Leaves emerging from the soil, but leaves of what?
Leaves emerging from the soil, but leaves of what?

Believe it or not, these are the fleshy leaves of Bluebells. Normally they emerge much later than December, but although it has been quite cold we have had few hard frosts. But whether we get snow or not is another matter, but I suspect not. Bluebells are very hardy though. But there are more than Bluebells around…

A Buff-tailed Bumblebee
A Buff-tailed Bumblebee looking a bit the worse for wear.

The bumblebee above is a worker Buff-tailed Bumblebee (Bombus terrestris) part of a nest of bees harvesting pollen from the yellow blossoms of this Mahonia tree which it is perched on. Unfortunately this bee will not survive the winter, but the much larger queen will, and she will start a new colony later, in the spring. Keep an eye for bumblebees though, because they are still around in small numbers.

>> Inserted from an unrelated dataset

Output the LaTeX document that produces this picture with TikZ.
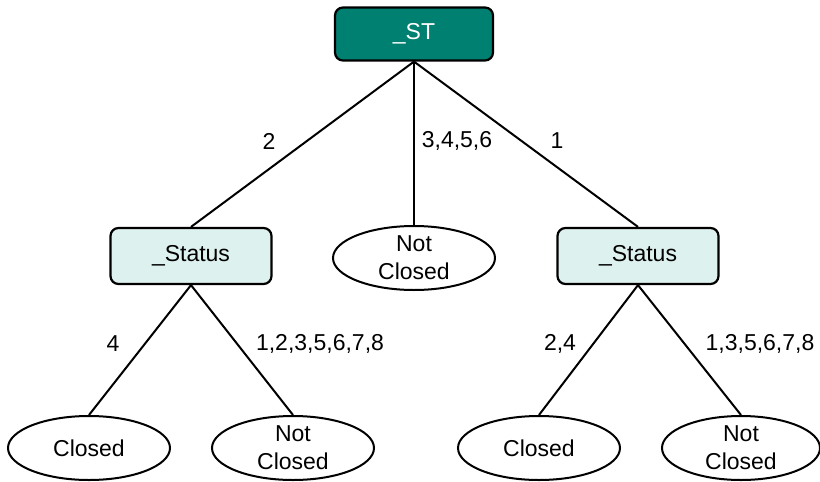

Wildlife is not quite so noticeable in autumn and winter due to the short days and the poor light making it harder to see, but although you might not see it, it will definitely see you. For example, look at this Robin watching me from an arm’s length away, and I barely noticed it:

A lovely winter Robin watching me from a thicket, and scarcely noticeable in the shadows.
A lovely winter Robin watching me from a thicket, and scarcely noticeable in the shadows.